Les incertitudes politiques ne sont pas la cause principale du ralentissement de la croissance sur le continent, selon l’OFCE. Le prix du pétrole pèse davantage sur la conjoncture, mais surtout un mouvement de fond est en marche: la fin de la reprise. Néanmoins, la croissance devrait rester suffisamment élevée pour que le chômage poursuive sa baisse.
Après une belle accélération l’année dernière, l’économie européenne lève le pied. De 2,5% de croissance en 2017, la zone euro devrait afficher 1,9% cette année, selon les prévisions de de l’Observatoire français des conjonctures économiques (OFCE), qui publie ce lundi une note sur l’Europe.

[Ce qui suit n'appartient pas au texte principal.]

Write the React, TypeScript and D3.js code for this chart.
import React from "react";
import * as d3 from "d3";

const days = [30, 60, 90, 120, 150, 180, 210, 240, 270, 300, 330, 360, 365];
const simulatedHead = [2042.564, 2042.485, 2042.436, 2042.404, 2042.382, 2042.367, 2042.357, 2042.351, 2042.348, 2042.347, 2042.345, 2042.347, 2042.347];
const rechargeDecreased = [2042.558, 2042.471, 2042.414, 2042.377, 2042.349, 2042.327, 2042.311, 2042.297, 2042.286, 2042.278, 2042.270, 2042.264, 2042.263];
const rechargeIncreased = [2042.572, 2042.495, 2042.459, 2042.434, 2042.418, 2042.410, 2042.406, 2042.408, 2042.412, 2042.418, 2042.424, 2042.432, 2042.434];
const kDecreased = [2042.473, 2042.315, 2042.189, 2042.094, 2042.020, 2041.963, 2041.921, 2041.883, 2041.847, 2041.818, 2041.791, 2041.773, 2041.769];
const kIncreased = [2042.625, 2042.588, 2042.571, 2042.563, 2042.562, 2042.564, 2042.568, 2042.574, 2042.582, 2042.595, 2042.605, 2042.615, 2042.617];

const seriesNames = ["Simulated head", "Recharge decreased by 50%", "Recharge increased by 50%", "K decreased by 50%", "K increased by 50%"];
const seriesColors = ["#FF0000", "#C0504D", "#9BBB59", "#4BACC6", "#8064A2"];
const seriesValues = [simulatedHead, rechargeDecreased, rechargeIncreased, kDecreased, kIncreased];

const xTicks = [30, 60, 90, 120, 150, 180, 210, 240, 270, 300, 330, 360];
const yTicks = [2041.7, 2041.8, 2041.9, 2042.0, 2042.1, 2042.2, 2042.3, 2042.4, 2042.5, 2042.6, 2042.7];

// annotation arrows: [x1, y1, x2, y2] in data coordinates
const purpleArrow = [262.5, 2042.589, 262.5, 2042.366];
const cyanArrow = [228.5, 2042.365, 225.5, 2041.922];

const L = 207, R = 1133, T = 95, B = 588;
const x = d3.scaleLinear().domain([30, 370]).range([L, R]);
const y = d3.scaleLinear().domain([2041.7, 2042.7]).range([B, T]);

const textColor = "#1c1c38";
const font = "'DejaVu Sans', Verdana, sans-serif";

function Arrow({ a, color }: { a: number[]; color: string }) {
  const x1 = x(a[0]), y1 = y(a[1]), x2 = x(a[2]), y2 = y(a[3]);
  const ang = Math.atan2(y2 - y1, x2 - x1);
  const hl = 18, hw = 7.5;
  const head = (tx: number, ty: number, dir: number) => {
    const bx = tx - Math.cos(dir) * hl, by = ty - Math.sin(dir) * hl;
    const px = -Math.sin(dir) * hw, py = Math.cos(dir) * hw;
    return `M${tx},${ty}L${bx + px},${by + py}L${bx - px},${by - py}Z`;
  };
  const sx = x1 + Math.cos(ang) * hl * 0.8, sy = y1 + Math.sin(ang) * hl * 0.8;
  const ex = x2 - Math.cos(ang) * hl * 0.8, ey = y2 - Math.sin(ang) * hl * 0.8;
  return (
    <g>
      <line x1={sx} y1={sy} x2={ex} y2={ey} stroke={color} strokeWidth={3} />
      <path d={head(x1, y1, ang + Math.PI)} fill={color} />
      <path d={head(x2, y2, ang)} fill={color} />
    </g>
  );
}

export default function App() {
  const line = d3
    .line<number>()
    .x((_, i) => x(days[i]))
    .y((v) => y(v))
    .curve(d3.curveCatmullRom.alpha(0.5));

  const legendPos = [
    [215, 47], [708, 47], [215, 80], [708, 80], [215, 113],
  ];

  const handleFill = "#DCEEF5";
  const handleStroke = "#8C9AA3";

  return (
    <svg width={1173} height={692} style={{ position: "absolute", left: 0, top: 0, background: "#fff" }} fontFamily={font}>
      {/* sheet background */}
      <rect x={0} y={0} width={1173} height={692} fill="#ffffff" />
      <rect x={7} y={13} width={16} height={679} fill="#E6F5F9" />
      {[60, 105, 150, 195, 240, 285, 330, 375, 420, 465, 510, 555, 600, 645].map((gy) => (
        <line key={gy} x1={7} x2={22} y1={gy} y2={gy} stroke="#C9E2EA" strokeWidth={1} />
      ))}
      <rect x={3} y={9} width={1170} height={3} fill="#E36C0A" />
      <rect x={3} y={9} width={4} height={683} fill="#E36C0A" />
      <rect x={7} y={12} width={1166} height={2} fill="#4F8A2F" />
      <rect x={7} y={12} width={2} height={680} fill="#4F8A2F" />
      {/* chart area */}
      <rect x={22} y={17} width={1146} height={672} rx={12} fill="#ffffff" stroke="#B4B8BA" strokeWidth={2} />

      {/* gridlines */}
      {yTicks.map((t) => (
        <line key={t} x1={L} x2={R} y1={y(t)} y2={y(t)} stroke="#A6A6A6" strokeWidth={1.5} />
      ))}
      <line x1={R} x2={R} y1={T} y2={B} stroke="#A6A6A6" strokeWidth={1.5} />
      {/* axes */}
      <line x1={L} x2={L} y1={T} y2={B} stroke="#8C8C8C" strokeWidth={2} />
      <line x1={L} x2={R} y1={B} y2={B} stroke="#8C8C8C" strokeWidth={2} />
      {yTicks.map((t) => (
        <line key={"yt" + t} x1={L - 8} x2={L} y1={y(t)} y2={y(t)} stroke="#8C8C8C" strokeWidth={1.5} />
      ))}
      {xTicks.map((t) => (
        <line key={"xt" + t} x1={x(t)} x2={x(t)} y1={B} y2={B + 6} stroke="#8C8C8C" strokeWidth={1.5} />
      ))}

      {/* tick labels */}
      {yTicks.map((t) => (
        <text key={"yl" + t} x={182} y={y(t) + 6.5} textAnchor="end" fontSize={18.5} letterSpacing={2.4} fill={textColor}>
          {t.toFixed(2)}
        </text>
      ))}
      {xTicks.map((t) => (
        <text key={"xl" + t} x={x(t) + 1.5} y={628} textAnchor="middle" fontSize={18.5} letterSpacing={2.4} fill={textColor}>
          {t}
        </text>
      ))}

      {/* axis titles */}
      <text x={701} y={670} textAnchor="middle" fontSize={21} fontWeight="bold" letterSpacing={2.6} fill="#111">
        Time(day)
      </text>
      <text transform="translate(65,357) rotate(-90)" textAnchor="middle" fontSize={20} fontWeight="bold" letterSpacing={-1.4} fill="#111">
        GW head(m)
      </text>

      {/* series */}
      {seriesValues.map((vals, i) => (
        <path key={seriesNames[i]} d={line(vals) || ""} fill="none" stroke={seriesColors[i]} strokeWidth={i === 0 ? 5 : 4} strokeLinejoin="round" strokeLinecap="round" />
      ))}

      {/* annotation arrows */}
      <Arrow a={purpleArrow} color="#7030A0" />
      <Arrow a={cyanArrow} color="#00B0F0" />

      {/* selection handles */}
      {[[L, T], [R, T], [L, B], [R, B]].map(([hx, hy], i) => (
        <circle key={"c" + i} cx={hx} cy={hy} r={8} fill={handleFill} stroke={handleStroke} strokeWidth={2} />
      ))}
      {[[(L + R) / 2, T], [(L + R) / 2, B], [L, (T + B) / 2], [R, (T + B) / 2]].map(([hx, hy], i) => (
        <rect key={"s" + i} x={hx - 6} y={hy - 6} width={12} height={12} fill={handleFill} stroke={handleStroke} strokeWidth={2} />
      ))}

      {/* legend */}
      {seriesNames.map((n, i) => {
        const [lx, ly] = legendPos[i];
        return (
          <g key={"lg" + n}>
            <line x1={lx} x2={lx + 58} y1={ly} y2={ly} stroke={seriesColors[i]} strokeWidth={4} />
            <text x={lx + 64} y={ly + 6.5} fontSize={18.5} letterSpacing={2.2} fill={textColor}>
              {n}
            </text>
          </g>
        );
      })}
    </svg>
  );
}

Plusieurs chocs sont souvent évoqués pour expliquer ces coups de mous, notamment la guerre commerciale lancée par les États-Unis et les négociations sur le Brexit, qui créent de l’incertitude. Pourtant, les effets du premier sont “plutôt faibles”, quant au second, son impact sur la croissance des autres pays européens est “limité”, selon l’économiste Christophe Blot, directeur adjoint de l’OFCE.
En réalité, “les pays européens seront d’abord pénalisés par la hausse du prix” du baril, pointe l’Observatoire. Celui-ci a bondi de près de 40% entre 2017 et 2018, alors qu’il avait déjà pris plus de 20% lors de la période précédente. En rognant sur le pouvoir d’achat des ménages, cette hausse des prix de l’énergie fera perdre 0,3 point de PIB à l’Allemagne et à la France cette année. Le baril devrait finir 2018 à 75 dollars et se stabiliser à ce niveau en 2019.
La reprise se termine petit à petit
Outre le pétrole, ce ralentissement de l’économie s’explique tout simplement parce que nous assistons à la “fin de la dynamique de reprise”, pointe Christophe Blot. Entre la crise financière et celle des dettes souveraines dans la zone euro, les économies tournaient au ralenti après 2011. Mais la reprise, qui a débuté vers 2015, a fait tourner la production à plein régime, boostant la croissance des pays au-delà de ce qu’ils sont capables de réaliser en rythme de croisière.
Cette période se termine progressivement, avec des temporalités différentes selon les pays. L’Allemagne par exemple n’en profite déjà plus, sa croissance va passer de 2,5% en 2017 à 1,7% cette année. Au fur et à mesure, tous les pays de la zone euro vont converger vers cette tendance, jusqu’à observer “un ralentissement global” de la croissance, analyse l’économiste.
Dans la zone euro, la croissance va continuer progressivement à ralentir pour tomber à 1,6% en 2020, selon les prévisions de l’OFCE. Seule la France aura droit à un petit rebond en 2019 (+1,8% après +1,7% cette année), grâce au calendrier fiscal du gouvernement, avant de voir son taux de croissance tomber à 1,5% l’année suivante.
Le chômage se réduit et les dettes sont stables
“Le niveau de croissance sera plus faible qu’avant la crise”, car le potentiel des économies s’est amoindri à cause “de la baisse de la population active et d’une tendance de productivité plus faible”, détaille Christophe Blot.
Néanmoins, ce niveau de croissance reste suffisant pour poursuivre la baisse du chômage. Pour la zone euro, celui-ci devrait tomber à 7,4% en 2020, soit un niveau proche de celui d’avant-crise. En revanche, il existe des disparités fortes entre les pays. Avec 3,4% prévu pour cette année, l’Allemagne est déjà en-dessous de son niveau d’avant-crise, quand d’autres vont demeurer au-dessus comme la France et l’Espagne.
Concernant les dettes publiques, si elles sont certes à un niveau beaucoup plus élevé qu’avant 2008 (en France la dette est passée de 65% du PIB en 2007 à 98% aujourd’hui), elles sont stables et vont amorcent leur décrue, là-encore à un rythme très différent selon les pays.
L’ensemble de ces prévisions dépendent évidemment de l’évolution des risques politiques. L’OFCE s’attend à un “statu quo” entre les Européens et les Américains sur le plan commercial. Sur le Brexit, “le scénario central reste celui d’un accord” entre Bruxelles et Londres. Enfin, malgré le bras de fer entre la Commission européenne et l’Italie, “la zone euro pourrait éviter une nouvelle crise des dette souveraines”.